Senator appropriators urge 'proven technologies' for border but mostly fund the DHS technology budget
The Homeland Security Department should focus on "proven technologies" such as remote video sensors and mobile surveillance systems for use by Customs and Border Protection along America's borders, states the report accompanying the Senate Appropriations Committee's July 15 markup of the department's fiscal 2011 budget request. The federal fiscal year starts on Oct. 1.
The language comes from a written discussion of SBInet, the department's multi-billion dollar program to blanket U.S. borders with a chain of radars, cameras and heat and motion detectors, allowing border patrol agents working from a common operational picture to make targeted responses to incursions. SBInet has cost $1.9 billion so far, or 564 percent more than the initial projected cost. The prime contractor is Boeing (NYSE: BA).
Senate appropriations voted to fully fund DHS's $574.2 million request for border security fencing, infrastructure and technology. The only note of caution sounded by the senators is a statement that "while the program is under strong leadership at this point, it is imperative that outstanding issues must be resolved quickly." The vote on the bill was 17 for, 12 against, broken down along party lines.
While the Senate appropriator's numbers are far from final--the full Senate must also vote on the bill and then reconcile with an eventual House version--they provide the first glimpse so far of how the department's request might fare on the Hill. The House Appropriations Committee plans to meet July 27 to markup its DHS bill.
Senate appropriators also granted the US-VISIT program its full $334.6 million request, stating that they "strongly support" electronically collecting fingerprints from departing foreigners. DHS originally faced a deadline of June 30, 2009, to put in place such an exit system; having missed it, the United States cannot add new countries to the visa waiver program.
Transportation Security Administration plans to buy an additional 503 full body scanners--known as advanced imaging technology scanners--and didn't receive any Senate appropriator objections since they voted to fully fund the $192.2 million request to bring up the number of scanners to 1,000.
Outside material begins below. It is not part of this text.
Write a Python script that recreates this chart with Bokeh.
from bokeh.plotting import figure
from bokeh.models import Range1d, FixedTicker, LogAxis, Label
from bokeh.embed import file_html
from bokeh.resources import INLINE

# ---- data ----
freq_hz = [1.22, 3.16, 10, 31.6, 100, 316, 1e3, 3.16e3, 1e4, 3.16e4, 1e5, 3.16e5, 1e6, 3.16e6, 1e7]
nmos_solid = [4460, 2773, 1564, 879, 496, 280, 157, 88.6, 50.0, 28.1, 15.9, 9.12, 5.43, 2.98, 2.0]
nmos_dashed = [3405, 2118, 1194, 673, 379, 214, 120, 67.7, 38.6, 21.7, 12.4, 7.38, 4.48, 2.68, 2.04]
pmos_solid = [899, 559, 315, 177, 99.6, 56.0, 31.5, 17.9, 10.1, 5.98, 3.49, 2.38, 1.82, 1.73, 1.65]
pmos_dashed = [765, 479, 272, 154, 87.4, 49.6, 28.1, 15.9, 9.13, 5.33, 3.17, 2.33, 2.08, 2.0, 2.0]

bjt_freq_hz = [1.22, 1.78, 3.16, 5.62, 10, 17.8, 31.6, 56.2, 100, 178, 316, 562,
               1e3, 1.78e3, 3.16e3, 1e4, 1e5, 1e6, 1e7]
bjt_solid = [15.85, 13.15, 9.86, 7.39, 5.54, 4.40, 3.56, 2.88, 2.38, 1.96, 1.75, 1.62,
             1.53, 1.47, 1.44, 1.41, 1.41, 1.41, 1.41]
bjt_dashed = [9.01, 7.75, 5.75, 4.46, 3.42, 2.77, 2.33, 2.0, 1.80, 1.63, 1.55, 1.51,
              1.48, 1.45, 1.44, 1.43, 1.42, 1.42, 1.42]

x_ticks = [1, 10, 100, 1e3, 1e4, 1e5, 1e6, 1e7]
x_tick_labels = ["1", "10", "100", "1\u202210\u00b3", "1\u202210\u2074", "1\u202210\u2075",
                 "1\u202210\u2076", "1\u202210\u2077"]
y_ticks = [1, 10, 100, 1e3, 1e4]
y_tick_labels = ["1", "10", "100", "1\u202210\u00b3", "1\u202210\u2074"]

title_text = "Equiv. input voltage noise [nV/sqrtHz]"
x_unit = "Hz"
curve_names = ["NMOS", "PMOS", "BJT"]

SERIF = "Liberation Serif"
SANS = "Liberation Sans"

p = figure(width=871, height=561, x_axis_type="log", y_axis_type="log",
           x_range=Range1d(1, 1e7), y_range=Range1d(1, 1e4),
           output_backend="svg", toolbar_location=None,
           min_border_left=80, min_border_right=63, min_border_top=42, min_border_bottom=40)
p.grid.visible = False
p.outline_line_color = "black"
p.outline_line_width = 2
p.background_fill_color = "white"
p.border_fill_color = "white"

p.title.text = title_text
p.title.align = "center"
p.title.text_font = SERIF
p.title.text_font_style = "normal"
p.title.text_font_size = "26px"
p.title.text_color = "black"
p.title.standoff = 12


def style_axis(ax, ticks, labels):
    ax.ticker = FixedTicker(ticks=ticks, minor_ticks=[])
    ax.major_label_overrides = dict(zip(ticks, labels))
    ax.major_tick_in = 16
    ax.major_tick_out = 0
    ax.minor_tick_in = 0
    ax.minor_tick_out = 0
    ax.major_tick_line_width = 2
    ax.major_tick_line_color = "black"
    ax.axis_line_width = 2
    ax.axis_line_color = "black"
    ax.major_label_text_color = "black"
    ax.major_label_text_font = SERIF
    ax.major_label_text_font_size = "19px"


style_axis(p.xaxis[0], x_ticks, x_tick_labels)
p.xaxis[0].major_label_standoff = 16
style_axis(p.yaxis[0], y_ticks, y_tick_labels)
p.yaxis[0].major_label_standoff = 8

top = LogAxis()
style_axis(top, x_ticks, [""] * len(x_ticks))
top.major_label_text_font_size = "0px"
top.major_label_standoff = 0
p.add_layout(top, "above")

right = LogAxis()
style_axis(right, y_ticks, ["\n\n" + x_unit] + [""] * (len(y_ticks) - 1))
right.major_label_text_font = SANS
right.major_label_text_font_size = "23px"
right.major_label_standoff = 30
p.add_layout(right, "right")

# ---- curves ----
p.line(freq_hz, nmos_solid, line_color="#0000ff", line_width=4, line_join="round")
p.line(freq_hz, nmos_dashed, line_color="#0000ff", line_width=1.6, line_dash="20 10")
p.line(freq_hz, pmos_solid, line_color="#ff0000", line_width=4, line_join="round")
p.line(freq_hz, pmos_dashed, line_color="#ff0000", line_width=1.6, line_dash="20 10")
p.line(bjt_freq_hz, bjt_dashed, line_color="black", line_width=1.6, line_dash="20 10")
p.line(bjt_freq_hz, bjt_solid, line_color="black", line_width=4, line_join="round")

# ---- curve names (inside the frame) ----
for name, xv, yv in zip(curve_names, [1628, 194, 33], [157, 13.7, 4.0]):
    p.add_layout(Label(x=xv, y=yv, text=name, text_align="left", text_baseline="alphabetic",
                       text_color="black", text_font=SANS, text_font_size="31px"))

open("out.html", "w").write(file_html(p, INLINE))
Other big-ticket technology efforts also received their requested funding amount from Senate appropriators, such as TSA's Secure Flight ($84.6 million); CBP's Automated Commercial Environment/International Trade Data System ($153 million); and the Coast Guard's Rescue 21 ($36 million).
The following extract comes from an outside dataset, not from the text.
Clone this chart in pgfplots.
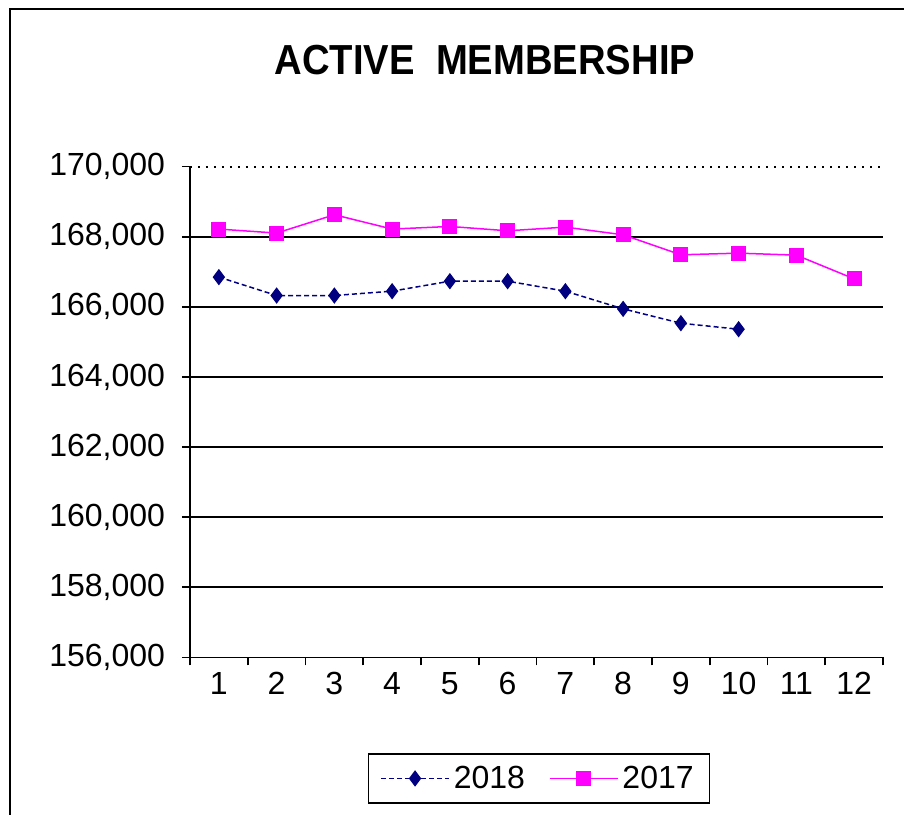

The National Cyber Security Division even received a plus-up, with Senate appropriators adding $9 million for cybersecurity protection and response activities, driving up total NCSD funding to $387.7 million.
The DHS chief information officer, however, will receive $16 million less than requested during the next fiscal year under the committee markup. DHS requested $398.5 million for the CIO in fiscal 2011 appropriations, a substantial amount more than the $338.4 million appropriated for the current fiscal year.